I used to attend them now and then, usually in a small storefront theater where they'd place a numbered amount of their head shots on a table in the hopes that the audience of tough talent searchers would take them. I always wondered how the actor who counts what's left of his head shots and finds that nobody took any would feel.
Well, okay, I didn't wonder... I felt sorry for them.
For writers, it's basically the same except that they rarely have family members in the business. When I taught an extension class in UCLA (and that's a whole other blog) I always recommended showing your script to anyone who'd read it. I mean even to standing on the street corner and shilling them. You never know where someone likes your writing and a break could happen.
But the one advantage writers have over directors and actors is that we don't really need to have a job in order to write.

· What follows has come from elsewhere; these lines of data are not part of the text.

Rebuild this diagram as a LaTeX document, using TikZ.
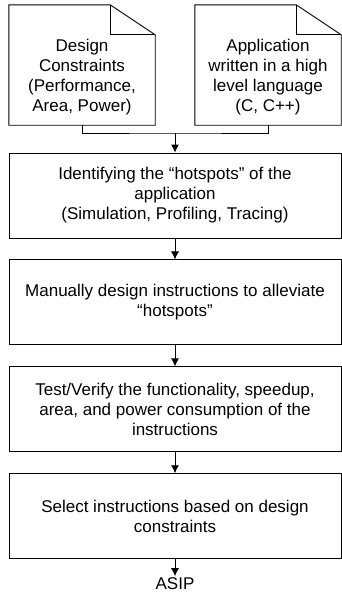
\documentclass[tikz,border=0pt]{standalone}
\usepackage{fontspec}
\setmainfont{Liberation Sans}
\usetikzlibrary{positioning,calc,arrows.meta}

\begin{document}
\begin{tikzpicture}[x=1pt,y=1pt,
  font=\fontsize{17}{20}\selectfont,
  stage/.style={rectangle,draw,line width=0.9pt,minimum width=332pt,minimum height=85pt,align=center},
  page/.style={rectangle,minimum width=146pt,minimum height=120pt},
  flow/.style={line width=0.9pt,-{Latex[length=8pt,width=8pt]}}]
  \useasboundingbox (0,0) rectangle (342,-592);

  \node[page] (constr) at (82,-65) {};
  \node[align=center,yshift=-12pt] (constrtext) at (constr) {Design\\Constraints\\(Performance,\\Area, Power)};
  \node[page] (app) at (268,-65) {};
  \node[align=center,yshift=-12pt] (apptext) at (app) {Application\\written in a high\\level language\\(C, C++)};
  \foreach \d in {constr,app} {
    \draw[line width=0.9pt] (\d.south west) -- (\d.north west) -- ($(\d.north east)+(-45,0)$)
      -- ($(\d.north east)+(0,-30)$) -- (\d.south east) -- cycle;
    \draw[line width=0.9pt] ($(\d.north east)+(-45,0)$) |- ($(\d.north east)+(0,-30)$);
  }

  \node[stage] (hot) at (175,-195.5) {Identifying the “hotspots” of the\\application\\(Simulation, Profiling, Tracing)};
  \node[stage] (manual) [below=21pt of hot] {Manually design instructions to alleviate\\“hotspots”};
  \node[stage] (verify) [below=21pt of manual] {Test/Verify the functionality, speedup,\\area, and power consumption of the\\instructions};
  \node[stage] (select) [below=21pt of verify] {Select instructions based on design\\constraints};
  \node[inner sep=1pt] (asip) [below=17pt of select] {ASIP};

  \coordinate (join) at (175,-133);
  \draw[line width=0.9pt] (constr.south) |- (join) -| (app.south);
  \draw[flow] (join) -- (hot);
  \draw[flow] (hot) -- (manual);
  \draw[flow] (manual) -- (verify);
  \draw[flow] (verify) -- (select);
  \draw[flow] (select) -- (asip);

\end{tikzpicture}
\end{document}
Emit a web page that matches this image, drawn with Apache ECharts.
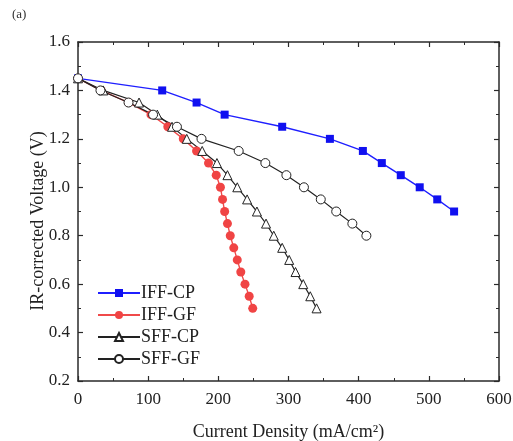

Why don't we need a job like everyone else? Because as we wait for a job we can write spec scripts in the hope that either someone will like our writing enough to want to meet us, or we can actually sell our script to someone although if you're on the edge of the industry and your only contact is craigslist, it might not earn you much money. Most of the people on craigslist offer very little or nothing, preferring to pay actors and crew before the writer. Some of them are liars and scum. Some are just cheap. Very few are real.
For directors, family connections seem to help a lot. Many writers often graduate to directing and most of the good ones were writers. John Huston, Preston Sturges, Joe Mankiewicz, Paul Mazursky, Mel Brooks. Several actors are also good, Kevin Costner and Warren Beatty are arguably the best.
Otherwise most new directors make shorts that get noticed. Some of them even get jobs from a YouTube short.
But how do actors, writers and directors become successful?
Again, they need to make connections and that depends entirely how much they want it. Short and sweet. Nobody asked them to come into the business and nobody is going to really care if they leave.
And what's the alternative?
Well there are a large number of writers, actors and directors who, after a few gigs that were mostly unremarkable, continue to believe that they will be famous some day. Some get very bitter, understandably, when they see someone else higher up on the food chain experience the rush of success that they were supposed to get.
One writer I know had a screenplay produced 25 years ago and since then has written a dozen or more scripts but none have sold. Yet he hangs on to the dream because "you can't win the lottery if you don't buy a ticket".
The Dream.
And that's the thing of it, the dream. No matter how down you get, no matter how everyone tells you you're finished, that damn dream continues to dance in your head, creating illusions, rehearsing that Oscar speech, even if all you're doing is being an apartment manager. There are a lot of actors especially who seem to be apartment managers.
Another actor I know keeps his dream of becoming famous, and tells me of his dealings with the CIA, and how he's going to partner with an underwater scientist to find riches beneath the sea. He also changes stories around as need be, including one where I told a story about a friend of mine who looked so dangerous (even though he wasn't) that a taxi driver refused to allow him in the cab.
My actor friend not only changed the story to make him me, but on another occasion said both he and I were in the cab waiting for the dangerous friend. All of these versions right in front of me.
But I don't blame him, all he has left are his dreams and why take someone's hopes away.
Serena emailed me the next day and wanted to buy me coffee or lunch. I said ok, coffee would be fine.
I never heard from her again.
We're a bunch of crazies, both the successful ones and the failures. But I like to think nobody really fails as I recall someone once said of a down and out director: He's a has-been but look where he has been.
And if you ever need it, there's a great location to hide out when you're broke and down, between the off-ramp at Sunset and the 405. I've noticed it often.